__THE PROBLEM__. Determine the number of lines holding the word "this"; answer with that number only.

• • • • • • •

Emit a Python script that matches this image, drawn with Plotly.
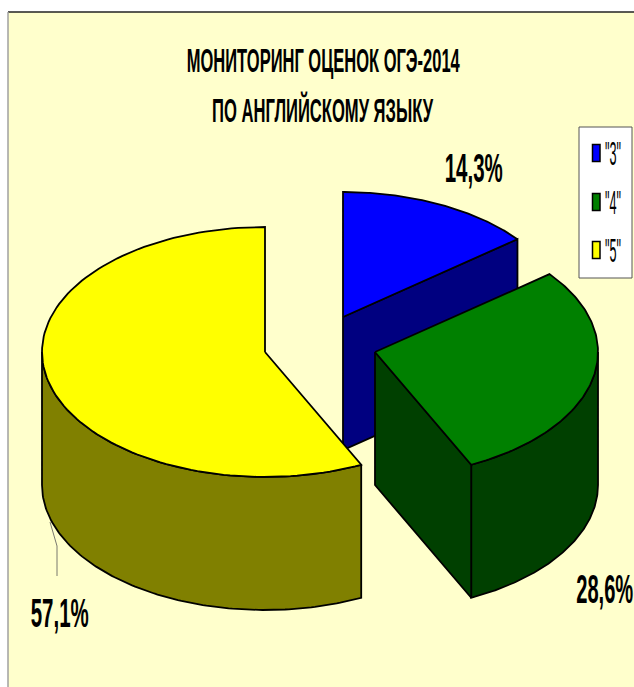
import numpy as np
import plotly.graph_objects as go

categories = ['"3"', '"4"', '"5"']
values = [14.3, 28.6, 57.1]
top_colors = ["#0000FF", "#008000", "#FFFF00"]
side_colors = ["#000080", "#004000", "#808000"]
title_lines = ["МОНИТОРИНГ ОЦЕНОК ОГЭ-2014", "ПО АНГЛИЙСКОМУ ЯЗЫКУ"]

W, H = 634, 687
RX, RY, DEPTH = 223, 125, 133
centers = [(343, 317), (375, 352), (265, 352)]
label_pos = [(473, 168), (604, 589), (59, 613)]
legend_rows = [153, 202, 250]
INK = "#000000"

fractions = np.cumsum([0] + values) / sum(values) * 2 * np.pi


def rim(c, a0, a1, dy=0):
    t = np.linspace(a0, a1, 120)
    return c[0] + RX * np.sin(t), c[1] - RY * np.cos(t) + dy


def add_face(fig, xs, ys, color):
    fig.add_trace(go.Scatter(
        x=np.append(xs, xs[0]), y=np.append(ys, ys[0]), mode="lines", fill="toself",
        fillcolor=color, line=dict(color=INK, width=1.8), hoverinfo="skip", showlegend=False))


fig = go.Figure()
for i, c in enumerate(centers):
    a0, a1 = fractions[i], fractions[i + 1]
    # wall of the slice on the front half of the ellipse
    w0, w1 = max(a0, np.pi / 2), min(a1, 3 * np.pi / 2)
    if w1 > w0:
        xt, yt = rim(c, w0, w1)
        xb, yb = rim(c, w1, w0, DEPTH)
        add_face(fig, np.r_[xt, xb], np.r_[yt, yb], side_colors[i])
    # cut face at the end angle of the first two slices
    if i < 2:
        ex, ey = rim(c, a1, a1)
        add_face(fig, np.r_[c[0], ex[0], ex[0], c[0]],
                 np.r_[c[1], ey[0], ey[0] + DEPTH, c[1] + DEPTH], side_colors[i])
    xt, yt = rim(c, a0, a1)
    add_face(fig, np.r_[c[0], xt], np.r_[c[1], yt], top_colors[i])

# leader line of the largest slice
fig.add_trace(go.Scatter(x=[50, 57, 57], y=[522, 546, 576], mode="lines",
                         line=dict(color="#555555", width=0.8), hoverinfo="skip", showlegend=False))

annotations = []
FONT = "Liberation Sans Narrow, Liberation Sans, sans-serif"
for text, y in zip(title_lines, [60, 110]):
    annotations.append(dict(x=323, y=y, text=text, showarrow=False, xref="x", yref="y",
                            font=dict(family=FONT, size=34, color=INK, weight="bold")))
for v, (x, y) in zip(values, label_pos):
    annotations.append(dict(x=x, y=y, text=f"{v:.1f}%".replace(".", ","), showarrow=False,
                            xref="x", yref="y",
                            font=dict(family=FONT, size=40, color=INK, weight="bold")))

shapes = [
    dict(type="rect", x0=8, x1=W + 5, y0=12, y1=H + 5, xref="x", yref="y", layer="below",
         fillcolor="#FFFFCC", line=dict(width=0)),
    dict(type="line", x0=8, x1=W, y0=12, y1=12, xref="x", yref="y", layer="below",
         line=dict(color="#222222", width=1.5)),
    dict(type="line", x0=8, x1=8, y0=12, y1=H, xref="x", yref="y", layer="below",
         line=dict(color="#A0A0A0", width=1.5)),
    dict(type="rect", x0=579, x1=632, y0=127, y1=278, xref="x", yref="y",
         fillcolor="#FFFFFF", line=dict(color="#555555", width=1)),
]
# legend key: swatch and label per category
for name, col, y in zip(categories, top_colors, legend_rows):
    shapes.append(dict(type="rect", x0=592.5, x1=600, y0=y - 8.5, y1=y + 8.5, xref="x", yref="y",
                       fillcolor=col, line=dict(color=INK, width=1.5)))
    annotations.append(dict(x=613, y=y, text=name, showarrow=False, xref="x", yref="y",
                            font=dict(family=FONT, size=33, color=INK)))

fig.update_layout(
    width=W, height=H, margin=dict(l=0, r=0, t=0, b=0),
    paper_bgcolor="#FFFFFF", plot_bgcolor="rgba(0,0,0,0)",
    xaxis=dict(range=[0, W], visible=False, fixedrange=True),
    yaxis=dict(range=[H, 0], visible=False, fixedrange=True),
    annotations=annotations, shapes=shapes,
    showlegend=False, hovermode=False,
)

post = """
document.documentElement.style.margin = '0';
document.documentElement.style.overflow = 'hidden';
document.body.style.margin = '0';
document.body.style.overflow = 'hidden';
var widths = {0: 273, 1: 221, 2: 58, 3: 57, 4: 58, 5: 16, 6: 16, 7: 16};
document.querySelectorAll('text.annotation-text').forEach(function (el, i) {
  if (widths[i]) { el.setAttribute('textLength', widths[i]); el.setAttribute('lengthAdjust', 'spacingAndGlyphs'); }
});
"""
fig.write_html("out.html", config={"displayModeBar": False}, post_script=post)
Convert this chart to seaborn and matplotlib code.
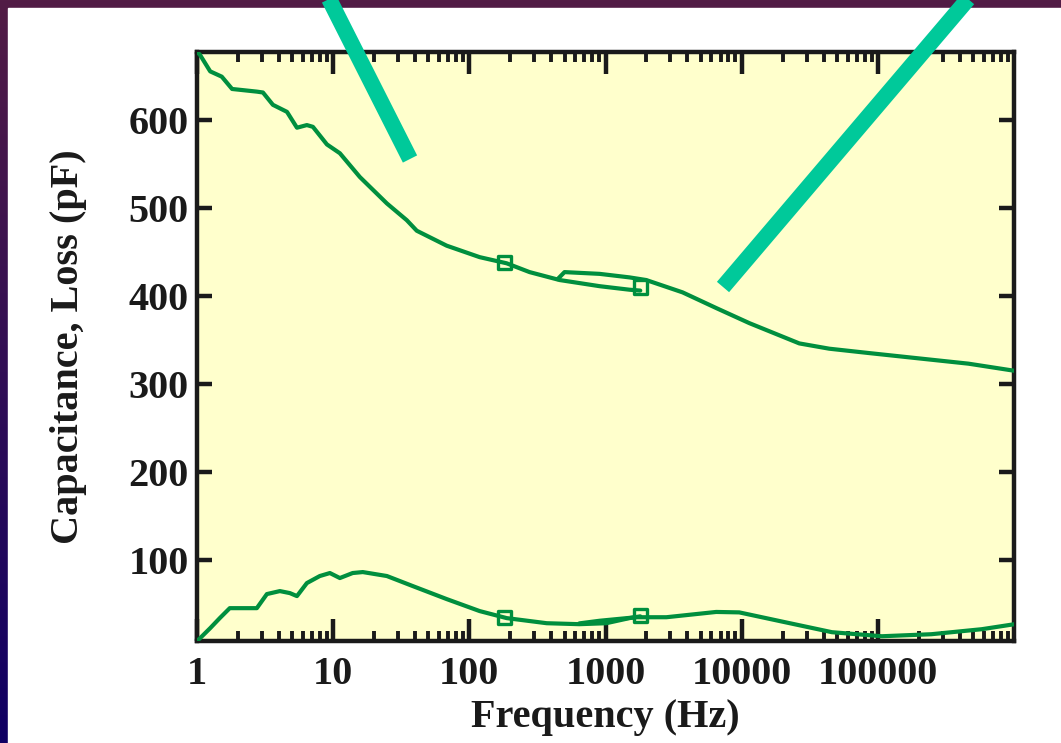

• • • • • • •

__SOLUTION BELOW__. 2